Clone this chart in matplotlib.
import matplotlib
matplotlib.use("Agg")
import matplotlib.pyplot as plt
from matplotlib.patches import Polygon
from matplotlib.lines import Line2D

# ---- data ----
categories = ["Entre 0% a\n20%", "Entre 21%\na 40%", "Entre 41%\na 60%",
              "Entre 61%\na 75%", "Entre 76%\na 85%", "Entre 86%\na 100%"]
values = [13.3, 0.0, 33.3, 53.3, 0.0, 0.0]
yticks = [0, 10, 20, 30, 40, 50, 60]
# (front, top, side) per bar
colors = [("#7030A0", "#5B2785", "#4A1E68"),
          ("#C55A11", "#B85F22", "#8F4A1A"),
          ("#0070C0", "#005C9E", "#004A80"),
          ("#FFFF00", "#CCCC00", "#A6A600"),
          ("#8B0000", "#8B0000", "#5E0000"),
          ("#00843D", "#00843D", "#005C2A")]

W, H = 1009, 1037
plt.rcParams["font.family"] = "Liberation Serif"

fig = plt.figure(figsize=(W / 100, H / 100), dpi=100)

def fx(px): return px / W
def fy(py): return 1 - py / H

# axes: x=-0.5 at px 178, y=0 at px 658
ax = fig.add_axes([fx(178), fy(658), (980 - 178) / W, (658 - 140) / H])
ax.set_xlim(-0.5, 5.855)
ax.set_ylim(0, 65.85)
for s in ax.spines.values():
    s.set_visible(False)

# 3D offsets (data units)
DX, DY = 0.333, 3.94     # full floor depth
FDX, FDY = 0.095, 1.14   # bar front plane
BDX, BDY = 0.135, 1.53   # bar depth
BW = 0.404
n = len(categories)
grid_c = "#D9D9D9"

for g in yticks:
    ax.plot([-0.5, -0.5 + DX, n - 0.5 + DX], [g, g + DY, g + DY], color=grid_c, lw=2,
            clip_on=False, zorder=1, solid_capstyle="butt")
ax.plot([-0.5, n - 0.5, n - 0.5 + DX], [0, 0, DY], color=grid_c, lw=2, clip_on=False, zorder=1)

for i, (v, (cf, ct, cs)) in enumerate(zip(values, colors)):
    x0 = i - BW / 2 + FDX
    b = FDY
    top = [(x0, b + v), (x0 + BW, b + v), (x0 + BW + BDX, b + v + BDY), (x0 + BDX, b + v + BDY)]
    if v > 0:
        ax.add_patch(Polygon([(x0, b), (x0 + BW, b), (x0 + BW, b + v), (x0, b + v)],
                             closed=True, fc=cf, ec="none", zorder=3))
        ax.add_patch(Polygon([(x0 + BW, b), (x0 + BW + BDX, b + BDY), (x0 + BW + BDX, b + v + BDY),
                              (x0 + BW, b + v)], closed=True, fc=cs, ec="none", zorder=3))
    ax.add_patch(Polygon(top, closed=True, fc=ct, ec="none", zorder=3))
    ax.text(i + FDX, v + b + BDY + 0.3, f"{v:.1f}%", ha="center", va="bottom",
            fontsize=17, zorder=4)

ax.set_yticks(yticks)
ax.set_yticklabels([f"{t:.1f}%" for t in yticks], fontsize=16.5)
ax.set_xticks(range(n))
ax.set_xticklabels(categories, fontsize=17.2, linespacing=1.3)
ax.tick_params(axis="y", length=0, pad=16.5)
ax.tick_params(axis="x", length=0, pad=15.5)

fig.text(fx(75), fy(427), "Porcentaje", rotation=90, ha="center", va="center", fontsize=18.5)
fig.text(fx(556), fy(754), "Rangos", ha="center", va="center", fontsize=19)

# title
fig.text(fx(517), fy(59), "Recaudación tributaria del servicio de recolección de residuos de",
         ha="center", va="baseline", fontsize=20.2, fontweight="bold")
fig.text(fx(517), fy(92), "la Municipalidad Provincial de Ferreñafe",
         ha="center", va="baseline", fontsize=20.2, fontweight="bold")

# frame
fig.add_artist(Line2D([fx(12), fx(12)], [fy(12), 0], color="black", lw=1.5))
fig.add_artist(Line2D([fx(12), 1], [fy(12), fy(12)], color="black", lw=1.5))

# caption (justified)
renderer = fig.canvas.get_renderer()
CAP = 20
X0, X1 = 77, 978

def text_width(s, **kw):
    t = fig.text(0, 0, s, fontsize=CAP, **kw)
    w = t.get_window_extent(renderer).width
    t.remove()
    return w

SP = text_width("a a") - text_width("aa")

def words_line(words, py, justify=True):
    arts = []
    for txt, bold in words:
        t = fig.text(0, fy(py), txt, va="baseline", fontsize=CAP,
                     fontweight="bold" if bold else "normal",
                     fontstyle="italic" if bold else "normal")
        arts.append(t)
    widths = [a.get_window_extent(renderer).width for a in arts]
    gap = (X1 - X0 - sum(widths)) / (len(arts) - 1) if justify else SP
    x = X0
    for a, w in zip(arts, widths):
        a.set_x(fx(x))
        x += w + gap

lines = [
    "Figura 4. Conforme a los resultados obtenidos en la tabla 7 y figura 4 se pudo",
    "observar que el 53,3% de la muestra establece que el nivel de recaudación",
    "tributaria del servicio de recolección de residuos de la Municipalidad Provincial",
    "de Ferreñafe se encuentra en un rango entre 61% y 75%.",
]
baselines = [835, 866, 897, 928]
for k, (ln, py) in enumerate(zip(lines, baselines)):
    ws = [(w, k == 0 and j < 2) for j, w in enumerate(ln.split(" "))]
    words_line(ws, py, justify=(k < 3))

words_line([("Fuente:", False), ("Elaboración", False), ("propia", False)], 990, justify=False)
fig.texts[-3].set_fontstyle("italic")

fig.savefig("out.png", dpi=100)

▸ **Direction**:
From the top of the listing above, restate each line word for word up to and including the line with "from matplotlib.lines import Line2D"; add nothing else.

▸ **Correct response**:
Clone this chart in matplotlib.
import matplotlib
matplotlib.use("Agg")
import matplotlib.pyplot as plt
from matplotlib.patches import Polygon
from matplotlib.lines import Line2D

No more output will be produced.